25. An apparatus as claimed in claim 13 and interconnected with a mining machine horizontal control apparatus.

26. A method of identifying thermally identifiable structure in a product mined from a mining face in a mine where a cutter cuts the product and exposes a fresh cut product face, said method comprising observing the IR radiation from the fresh cut product face immediately adjacent the cutter, noting at least one temperature contrast region from the IR observation and determining a thermally identifiable structure in the product mined by either;

1. the size magnitude of the at least one temperature contrast region or, 2. the temperature of the contrast region exceeding a temperature threshold.

27. A method as claimed in claim 26 wherein a region of interest for the IR radiation is provided with a datum position in a horizontal axis direction that extends in a vertical axis direction up and down the height of the region of interest, and wherein the size magnitude of the temperature contrast region is determined at that datum position.
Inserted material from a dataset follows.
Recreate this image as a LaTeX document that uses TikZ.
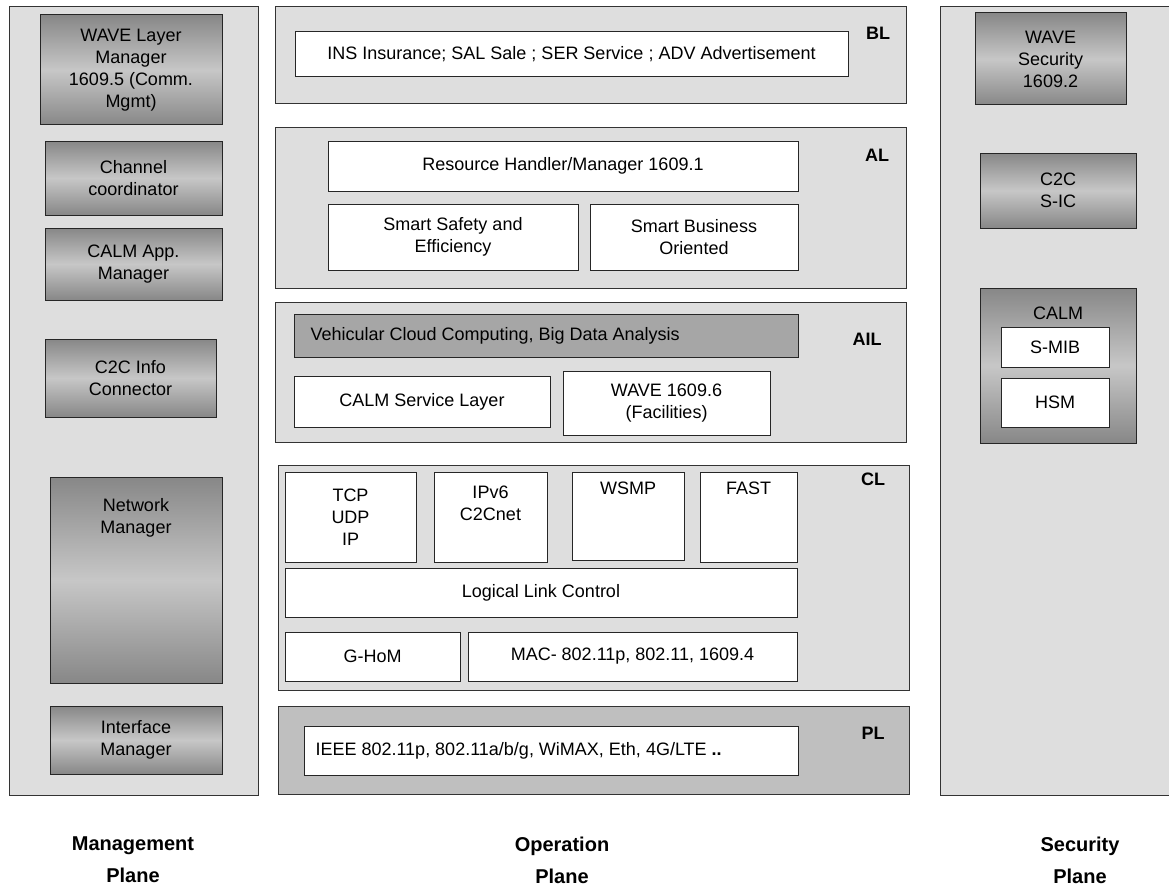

28. A method as claimed in claim 26 wherein a region of interest for the IR radiation is provided with a datum position in the horizontal axis direction that extends in a vertical axis direction up and down the height of the region of interest, and wherein the at least one temperature contrast region is determined at that datum position, and wherein the observing is by a thermal infrared camera and the datum position is defined by specific pixel locations in a digital picture image in the region of interest , and the at least one temperature contrast region is determined by noting a pixel grey scale peak in the intensity values over many pixels at the datum position in the digital image extending in a direction up and down the height of the region of interest.

29. A method as claimed in claim 26 wherein a region of interest of the IR radiation is provided with a datum position in the horizontal axis direction that extends in a vertical axis direction up and down the height of the region of interest and wherein the at least one temperature contrast region from the IR observation is determined at that datum position, and wherein the observing is by a thermal infrared camera and the datum position is defined by specific pixel locations in a digital picture image obtained therefrom, and wherein the at least one temperature contrast region is determined by noting a peak in the pixel grey scale intensity values over many pixels at the datum position in the digital image extending in a direction up and down the height of the region of interest.

30. An apparatus to identify thermally identifiable structure in a mined product when mining product from a mine, said apparatus having an image acquisition section for receiving IR image signals of an observed position of a freshly exposed cut product face immediately adjacent a mining machine cutter that cuts product from the mine, a signal processing component to process the acquired IR image signals to note for at least one temperature contrast region, an image processing component to identify thermally identifiable structure of the mined product by either 1. noting the size magnitude of the at least one temperature contrast region, or 2. noting the temperature magnitude of the at least one temperature contrast region above a temperature threshold, and an output component to provide an output indicating thermally identifiable structure in the mine product.